Wednesday, June 10, 2009
How to be Lost by Amanda Eyre Ward
Quick Disclaimer - I have no idea why there is a wrestling panda. I just couldn't resist posting the image, and couldn't think of any books I plan to read for which it would be appropriate.
Let me make a confession: I'm scared of new books - by new, I mean date of publishing, no date of purchase. Particularly fiction. I haven't had good experiences, and the things that new fiction speak to in the human condition seems to, usually, be things that I am all too familiar with already, and need no speaking to. I read this book largely by accident. Ms Ward, for whatever reason, started following me on Twitter, and I mentioned it, then Amanda was at the thrift store and this book was on sale. So it was that I came to read it. And I have to admit, I really wasn't looking forward to it - I was scared of what it might be about. Cause, it could have been so bad.
Only it wasn't!
How to be Lost is the story of Caroline and her family. Caroline's youngest sister disappeared when Caroline was still young, and this disappearance has imprinted her family ever since. There's a lot to it, and I don't want to give it away - in the tradition of new fiction I've read, the surprising turns are part of what's best about the book - but suffice to say that there's a lot of plot going on.

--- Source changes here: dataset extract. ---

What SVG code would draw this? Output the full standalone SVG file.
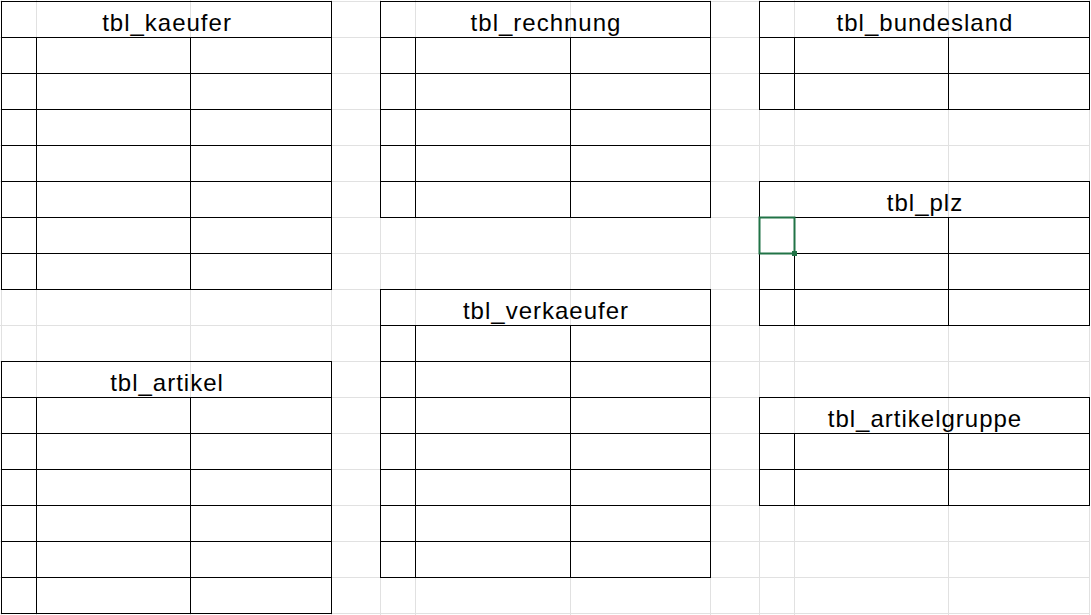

But who cares! Plot, plot, plot, Dan Brown can write a good plot. I don't like him. And plenty of the books I like have little to nothing to do with plot (*cough* Cranford *cough-cough*). So, plot, it was good, it helped me keep moving. If you like plots, you'll like this book, it has a really good one.
What really did it for me was the characters. I didn't actually think it would work out for me, the first part of the book, to be honest. The characters drink a lot, and for a long time seem like nothing but types - the cheery drunken debutante childish mom, the good sister, the rebel drunken sister, etc. Then, it all started to change. The people were there, and I started to really empathize with them - not in that, force-yourself-to-empathize sort of way that you do when you read a book that you are trying to enjoy, but in that way you love somebody that you've just met, because they accidentally showed you something real about them that they meant to keep to themselves. For the rest of the book (starting at just about where Caroline goes on a winter picnic with Anthony), I couldn't put the book down.
The best was the end, though. The end is at once everything one expects would happen (spoiler - yes, the lost sister turns up) and at the same time, completely, utterly unexpected. The book is modern, in the sense that it feels like a movie, with scenes that carry you forward. It's teh sort of book one can absorb without having to dive in and work it. You don't have to fight to enjoy this book. And then, at the end, the book just stops, and it reminds you - this is a book, this is writing, you're supposed to think for yourself, and you're going to have to now, because you care too much to leave the book where it is, you have to finish it. I finished it at work, and had to stop myself from crying it was that good.